MATERIAL:

==============================

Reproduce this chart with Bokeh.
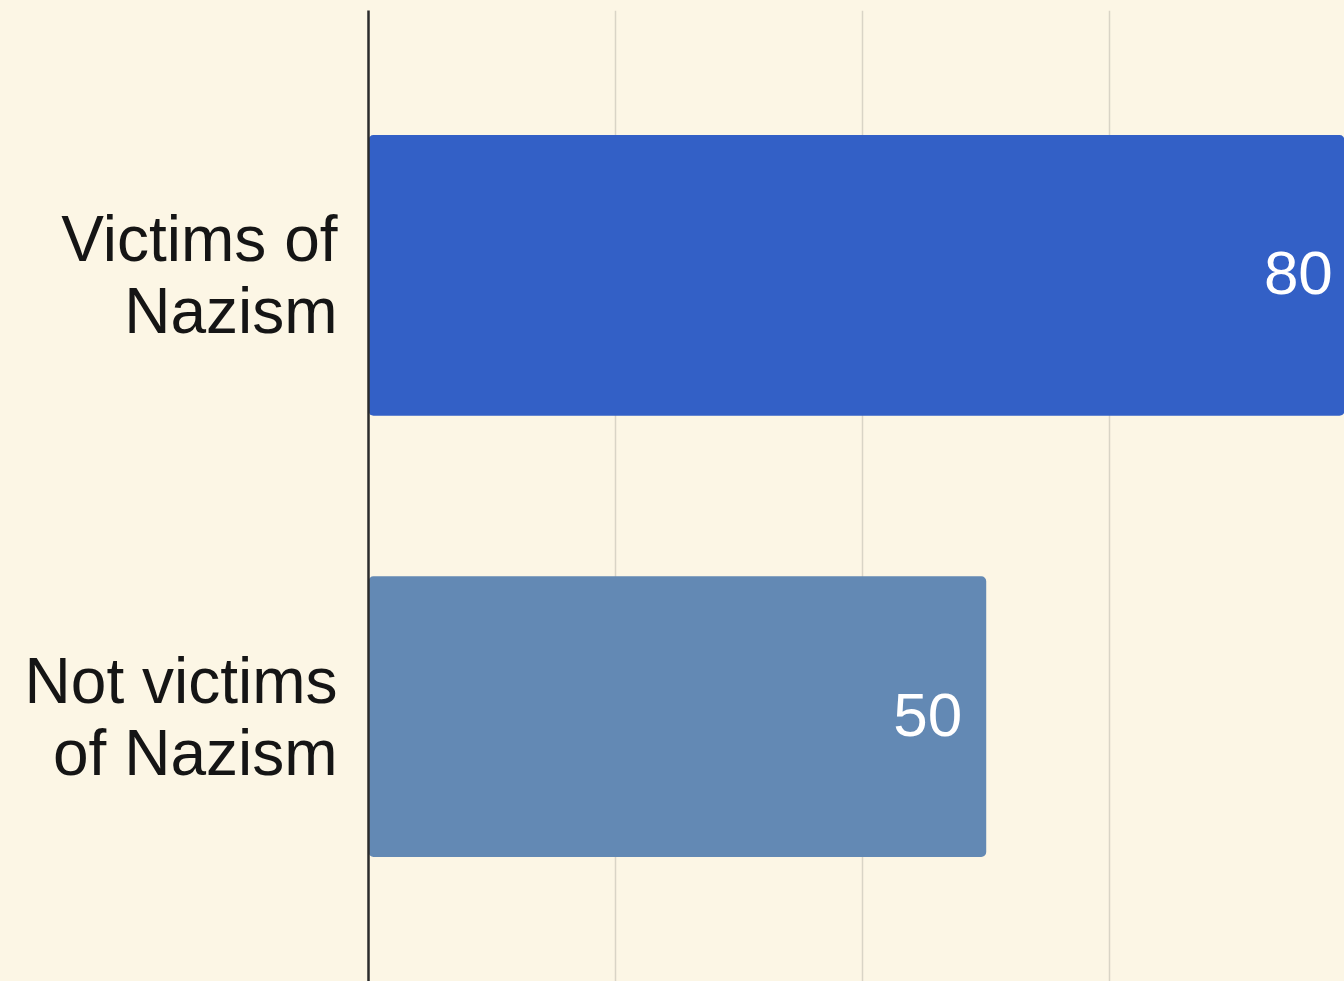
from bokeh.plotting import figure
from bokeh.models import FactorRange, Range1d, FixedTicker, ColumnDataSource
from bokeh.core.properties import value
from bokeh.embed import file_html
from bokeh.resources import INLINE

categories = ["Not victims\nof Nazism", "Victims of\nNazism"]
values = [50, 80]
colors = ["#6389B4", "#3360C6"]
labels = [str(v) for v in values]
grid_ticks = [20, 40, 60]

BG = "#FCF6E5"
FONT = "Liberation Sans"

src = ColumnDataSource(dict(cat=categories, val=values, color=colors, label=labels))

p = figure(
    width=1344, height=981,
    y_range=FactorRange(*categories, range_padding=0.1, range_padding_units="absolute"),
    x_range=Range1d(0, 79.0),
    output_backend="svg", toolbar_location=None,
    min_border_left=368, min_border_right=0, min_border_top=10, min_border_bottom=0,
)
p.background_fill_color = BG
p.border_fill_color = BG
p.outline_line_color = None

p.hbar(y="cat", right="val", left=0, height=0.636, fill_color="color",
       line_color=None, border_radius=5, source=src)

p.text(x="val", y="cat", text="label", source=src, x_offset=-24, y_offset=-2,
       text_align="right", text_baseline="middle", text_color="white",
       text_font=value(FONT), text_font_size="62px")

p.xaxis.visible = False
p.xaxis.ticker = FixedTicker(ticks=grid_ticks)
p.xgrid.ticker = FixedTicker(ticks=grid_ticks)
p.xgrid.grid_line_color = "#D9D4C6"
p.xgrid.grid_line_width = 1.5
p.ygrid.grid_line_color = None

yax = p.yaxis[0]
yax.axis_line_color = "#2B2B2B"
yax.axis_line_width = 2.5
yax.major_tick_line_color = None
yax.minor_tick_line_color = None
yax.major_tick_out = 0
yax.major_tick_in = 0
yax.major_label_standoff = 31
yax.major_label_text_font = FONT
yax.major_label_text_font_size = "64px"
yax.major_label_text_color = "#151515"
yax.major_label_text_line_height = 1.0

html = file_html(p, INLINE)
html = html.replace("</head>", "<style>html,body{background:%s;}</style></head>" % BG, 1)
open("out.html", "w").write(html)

==============================

Restate the data above exactly, stripping out each image.

WRITTEN REPLY:
Reproduce this chart with Bokeh.
from bokeh.plotting import figure
from bokeh.models import FactorRange, Range1d, FixedTicker, ColumnDataSource
from bokeh.core.properties import value
from bokeh.embed import file_html
from bokeh.resources import INLINE

categories = ["Not victims\nof Nazism", "Victims of\nNazism"]
values = [50, 80]
colors = ["#6389B4", "#3360C6"]
labels = [str(v) for v in values]
grid_ticks = [20, 40, 60]

BG = "#FCF6E5"
FONT = "Liberation Sans"

src = ColumnDataSource(dict(cat=categories, val=values, color=colors, label=labels))

p = figure(
    width=1344, height=981,
    y_range=FactorRange(*categories, range_padding=0.1, range_padding_units="absolute"),
    x_range=Range1d(0, 79.0),
    output_backend="svg", toolbar_location=None,
    min_border_left=368, min_border_right=0, min_border_top=10, min_border_bottom=0,
)
p.background_fill_color = BG
p.border_fill_color = BG
p.outline_line_color = None

p.hbar(y="cat", right="val", left=0, height=0.636, fill_color="color",
       line_color=None, border_radius=5, source=src)

p.text(x="val", y="cat", text="label", source=src, x_offset=-24, y_offset=-2,
       text_align="right", text_baseline="middle", text_color="white",
       text_font=value(FONT), text_font_size="62px")

p.xaxis.visible = False
p.xaxis.ticker = FixedTicker(ticks=grid_ticks)
p.xgrid.ticker = FixedTicker(ticks=grid_ticks)
p.xgrid.grid_line_color = "#D9D4C6"
p.xgrid.grid_line_width = 1.5
p.ygrid.grid_line_color = None

yax = p.yaxis[0]
yax.axis_line_color = "#2B2B2B"
yax.axis_line_width = 2.5
yax.major_tick_line_color = None
yax.minor_tick_line_color = None
yax.major_tick_out = 0
yax.major_tick_in = 0
yax.major_label_standoff = 31
yax.major_label_text_font = FONT
yax.major_label_text_font_size = "64px"
yax.major_label_text_color = "#151515"
yax.major_label_text_line_height = 1.0

html = file_html(p, INLINE)
html = html.replace("</head>", "<style>html,body{background:%s;}</style></head>" % BG, 1)
open("out.html", "w").write(html)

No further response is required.